> **Raw data**

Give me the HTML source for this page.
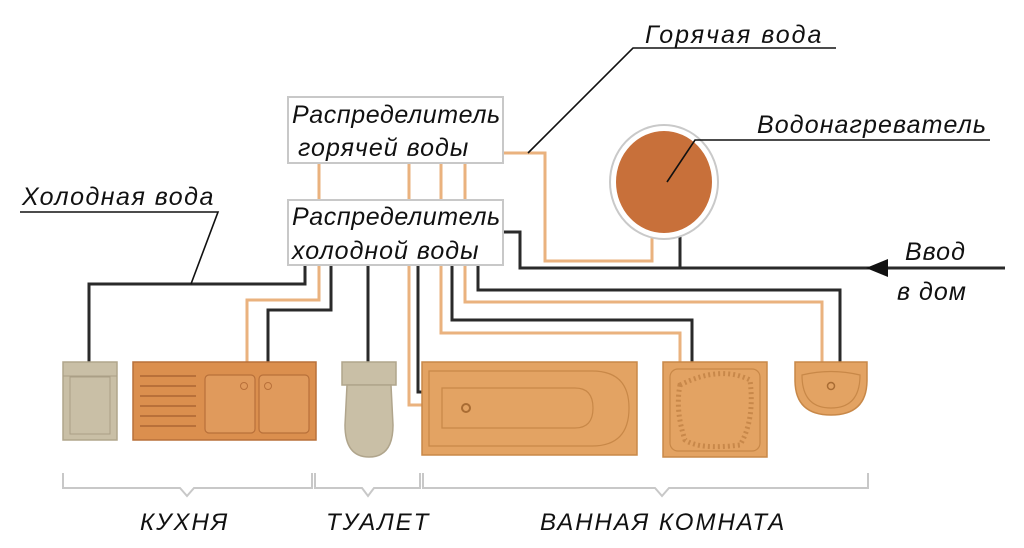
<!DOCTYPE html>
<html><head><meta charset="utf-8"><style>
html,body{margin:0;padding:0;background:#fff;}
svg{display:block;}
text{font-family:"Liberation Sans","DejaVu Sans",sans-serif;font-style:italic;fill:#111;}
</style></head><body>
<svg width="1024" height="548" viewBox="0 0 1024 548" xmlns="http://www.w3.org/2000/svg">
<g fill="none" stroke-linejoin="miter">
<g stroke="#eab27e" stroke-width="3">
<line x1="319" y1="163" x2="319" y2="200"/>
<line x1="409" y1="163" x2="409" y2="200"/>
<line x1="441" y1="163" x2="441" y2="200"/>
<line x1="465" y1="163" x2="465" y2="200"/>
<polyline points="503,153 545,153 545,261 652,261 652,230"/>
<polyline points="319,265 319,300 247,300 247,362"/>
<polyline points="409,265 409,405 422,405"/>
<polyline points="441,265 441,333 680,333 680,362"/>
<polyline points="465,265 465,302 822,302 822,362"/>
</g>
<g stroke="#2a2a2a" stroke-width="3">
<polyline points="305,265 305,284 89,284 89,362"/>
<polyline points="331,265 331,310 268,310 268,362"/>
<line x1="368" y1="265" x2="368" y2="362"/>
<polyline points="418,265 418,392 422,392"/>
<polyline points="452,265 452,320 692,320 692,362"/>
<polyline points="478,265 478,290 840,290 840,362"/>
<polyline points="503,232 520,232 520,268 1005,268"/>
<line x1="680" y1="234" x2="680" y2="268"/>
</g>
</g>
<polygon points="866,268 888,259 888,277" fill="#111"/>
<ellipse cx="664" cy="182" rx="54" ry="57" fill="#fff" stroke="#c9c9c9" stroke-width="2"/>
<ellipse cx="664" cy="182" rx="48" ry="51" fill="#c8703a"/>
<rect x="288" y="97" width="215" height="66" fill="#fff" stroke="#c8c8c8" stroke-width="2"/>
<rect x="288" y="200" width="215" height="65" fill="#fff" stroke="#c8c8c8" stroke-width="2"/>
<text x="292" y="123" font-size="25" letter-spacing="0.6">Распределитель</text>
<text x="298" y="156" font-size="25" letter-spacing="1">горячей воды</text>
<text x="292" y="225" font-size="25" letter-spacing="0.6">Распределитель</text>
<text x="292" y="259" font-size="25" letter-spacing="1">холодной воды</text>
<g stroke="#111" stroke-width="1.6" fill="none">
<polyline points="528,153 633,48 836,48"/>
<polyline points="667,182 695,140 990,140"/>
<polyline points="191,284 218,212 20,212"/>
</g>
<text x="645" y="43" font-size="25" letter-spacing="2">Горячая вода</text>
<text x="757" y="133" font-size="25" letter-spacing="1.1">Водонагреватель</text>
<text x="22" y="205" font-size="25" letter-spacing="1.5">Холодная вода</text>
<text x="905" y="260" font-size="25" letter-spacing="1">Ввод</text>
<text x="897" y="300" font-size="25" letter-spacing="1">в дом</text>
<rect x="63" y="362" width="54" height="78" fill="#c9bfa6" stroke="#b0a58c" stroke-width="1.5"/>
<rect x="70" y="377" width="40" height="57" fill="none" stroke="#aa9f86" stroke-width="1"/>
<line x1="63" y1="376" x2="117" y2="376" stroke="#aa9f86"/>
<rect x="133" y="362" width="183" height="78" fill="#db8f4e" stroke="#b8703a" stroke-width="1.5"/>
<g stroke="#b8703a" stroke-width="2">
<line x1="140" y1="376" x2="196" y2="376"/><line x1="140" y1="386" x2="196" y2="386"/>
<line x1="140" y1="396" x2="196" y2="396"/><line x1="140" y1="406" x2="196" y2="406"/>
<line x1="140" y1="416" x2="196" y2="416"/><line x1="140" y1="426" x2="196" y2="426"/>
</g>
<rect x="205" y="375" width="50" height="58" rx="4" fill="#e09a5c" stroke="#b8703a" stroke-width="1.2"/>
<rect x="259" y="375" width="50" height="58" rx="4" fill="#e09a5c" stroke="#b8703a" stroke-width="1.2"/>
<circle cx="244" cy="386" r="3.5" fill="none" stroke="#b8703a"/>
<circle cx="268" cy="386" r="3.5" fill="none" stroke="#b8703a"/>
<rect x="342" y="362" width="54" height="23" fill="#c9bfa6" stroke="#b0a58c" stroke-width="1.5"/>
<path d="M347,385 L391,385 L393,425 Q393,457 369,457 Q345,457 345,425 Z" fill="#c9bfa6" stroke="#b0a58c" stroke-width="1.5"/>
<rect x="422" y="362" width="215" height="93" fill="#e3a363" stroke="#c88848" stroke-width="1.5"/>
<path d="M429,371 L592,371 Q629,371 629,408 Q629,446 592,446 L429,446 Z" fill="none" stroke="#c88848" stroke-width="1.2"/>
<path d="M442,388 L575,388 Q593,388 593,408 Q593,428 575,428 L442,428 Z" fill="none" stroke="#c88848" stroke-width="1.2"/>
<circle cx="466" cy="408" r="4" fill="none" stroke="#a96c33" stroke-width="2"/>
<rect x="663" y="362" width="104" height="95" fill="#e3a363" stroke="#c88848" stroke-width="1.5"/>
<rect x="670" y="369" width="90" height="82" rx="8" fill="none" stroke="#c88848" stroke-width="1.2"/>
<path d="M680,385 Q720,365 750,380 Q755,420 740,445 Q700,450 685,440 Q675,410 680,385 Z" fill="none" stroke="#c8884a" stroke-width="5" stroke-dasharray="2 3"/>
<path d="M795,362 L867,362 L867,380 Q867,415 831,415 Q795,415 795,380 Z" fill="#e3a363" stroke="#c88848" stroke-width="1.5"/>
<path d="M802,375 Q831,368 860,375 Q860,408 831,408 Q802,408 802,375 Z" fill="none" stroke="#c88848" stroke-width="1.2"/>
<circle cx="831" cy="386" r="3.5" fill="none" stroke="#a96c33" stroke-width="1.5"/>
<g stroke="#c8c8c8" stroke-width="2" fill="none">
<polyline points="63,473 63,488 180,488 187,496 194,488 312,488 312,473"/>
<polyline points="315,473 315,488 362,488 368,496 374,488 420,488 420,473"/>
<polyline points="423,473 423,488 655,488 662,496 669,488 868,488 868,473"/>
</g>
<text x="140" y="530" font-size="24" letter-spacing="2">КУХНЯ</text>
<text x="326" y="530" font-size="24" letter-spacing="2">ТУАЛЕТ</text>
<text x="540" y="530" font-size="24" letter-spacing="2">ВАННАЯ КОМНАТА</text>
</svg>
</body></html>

==

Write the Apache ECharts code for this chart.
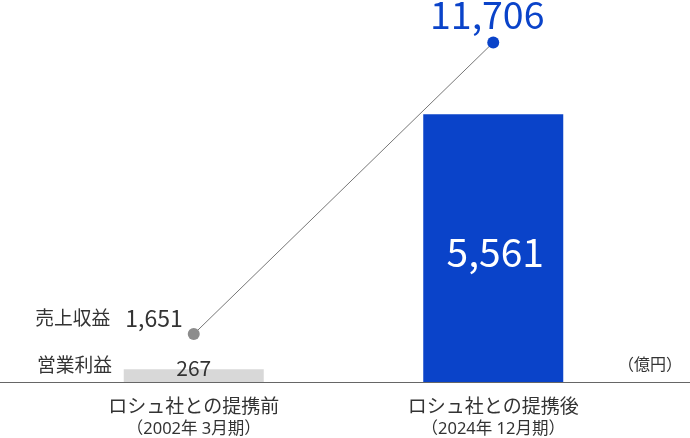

--

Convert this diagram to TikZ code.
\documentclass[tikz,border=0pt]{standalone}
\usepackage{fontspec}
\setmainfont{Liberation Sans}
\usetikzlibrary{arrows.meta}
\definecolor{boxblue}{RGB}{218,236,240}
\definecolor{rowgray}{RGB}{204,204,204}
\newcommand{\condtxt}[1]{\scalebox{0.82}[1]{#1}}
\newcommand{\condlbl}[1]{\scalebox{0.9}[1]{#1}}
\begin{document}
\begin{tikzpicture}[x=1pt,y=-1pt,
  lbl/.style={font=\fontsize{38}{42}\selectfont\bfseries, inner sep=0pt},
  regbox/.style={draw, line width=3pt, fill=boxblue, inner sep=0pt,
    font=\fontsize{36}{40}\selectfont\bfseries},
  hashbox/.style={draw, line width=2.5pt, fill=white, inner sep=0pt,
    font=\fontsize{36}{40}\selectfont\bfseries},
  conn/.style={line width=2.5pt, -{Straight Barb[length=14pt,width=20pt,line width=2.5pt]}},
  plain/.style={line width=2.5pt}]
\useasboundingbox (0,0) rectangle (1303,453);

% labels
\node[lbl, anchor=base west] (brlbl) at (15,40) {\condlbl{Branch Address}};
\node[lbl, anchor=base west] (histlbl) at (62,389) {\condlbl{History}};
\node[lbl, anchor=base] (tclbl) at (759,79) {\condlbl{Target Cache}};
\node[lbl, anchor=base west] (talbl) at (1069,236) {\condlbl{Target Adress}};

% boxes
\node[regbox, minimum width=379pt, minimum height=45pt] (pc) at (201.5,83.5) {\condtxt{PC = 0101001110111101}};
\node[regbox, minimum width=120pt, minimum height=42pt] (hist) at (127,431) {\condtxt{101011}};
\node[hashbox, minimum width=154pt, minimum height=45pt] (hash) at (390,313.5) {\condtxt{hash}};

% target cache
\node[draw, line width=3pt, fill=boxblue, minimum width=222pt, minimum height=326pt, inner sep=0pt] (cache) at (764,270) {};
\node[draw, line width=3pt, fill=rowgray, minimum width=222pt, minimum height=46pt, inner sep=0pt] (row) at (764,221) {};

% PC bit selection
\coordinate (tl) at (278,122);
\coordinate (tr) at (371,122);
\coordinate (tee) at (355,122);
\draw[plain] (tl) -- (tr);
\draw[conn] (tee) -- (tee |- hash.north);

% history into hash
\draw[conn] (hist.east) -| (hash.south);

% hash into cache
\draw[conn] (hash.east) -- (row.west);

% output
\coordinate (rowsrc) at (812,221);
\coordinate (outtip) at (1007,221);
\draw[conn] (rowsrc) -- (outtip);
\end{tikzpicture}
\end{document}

> **What is required**
In the material above, locate the line containing "Convert this diagram to TikZ code." and the line containing "width=3pt, fill=rowgray, minimum". Transcribe exactly those two lines and every line between them, and nothing more.

> **Reply to the exercise**
Convert this diagram to TikZ code.
\documentclass[tikz,border=0pt]{standalone}
\usepackage{fontspec}
\setmainfont{Liberation Sans}
\usetikzlibrary{arrows.meta}
\definecolor{boxblue}{RGB}{218,236,240}
\definecolor{rowgray}{RGB}{204,204,204}
\newcommand{\condtxt}[1]{\scalebox{0.82}[1]{#1}}
\newcommand{\condlbl}[1]{\scalebox{0.9}[1]{#1}}
\begin{document}
\begin{tikzpicture}[x=1pt,y=-1pt,
  lbl/.style={font=\fontsize{38}{42}\selectfont\bfseries, inner sep=0pt},
  regbox/.style={draw, line width=3pt, fill=boxblue, inner sep=0pt,
    font=\fontsize{36}{40}\selectfont\bfseries},
  hashbox/.style={draw, line width=2.5pt, fill=white, inner sep=0pt,
    font=\fontsize{36}{40}\selectfont\bfseries},
  conn/.style={line width=2.5pt, -{Straight Barb[length=14pt,width=20pt,line width=2.5pt]}},
  plain/.style={line width=2.5pt}]
\useasboundingbox (0,0) rectangle (1303,453);

% labels
\node[lbl, anchor=base west] (brlbl) at (15,40) {\condlbl{Branch Address}};
\node[lbl, anchor=base west] (histlbl) at (62,389) {\condlbl{History}};
\node[lbl, anchor=base] (tclbl) at (759,79) {\condlbl{Target Cache}};
\node[lbl, anchor=base west] (talbl) at (1069,236) {\condlbl{Target Adress}};

% boxes
\node[regbox, minimum width=379pt, minimum height=45pt] (pc) at (201.5,83.5) {\condtxt{PC = 0101001110111101}};
\node[regbox, minimum width=120pt, minimum height=42pt] (hist) at (127,431) {\condtxt{101011}};
\node[hashbox, minimum width=154pt, minimum height=45pt] (hash) at (390,313.5) {\condtxt{hash}};

% target cache
\node[draw, line width=3pt, fill=boxblue, minimum width=222pt, minimum height=326pt, inner sep=0pt] (cache) at (764,270) {};
\node[draw, line width=3pt, fill=rowgray, minimum width=222pt, minimum height=46pt, inner sep=0pt] (row) at (764,221) {};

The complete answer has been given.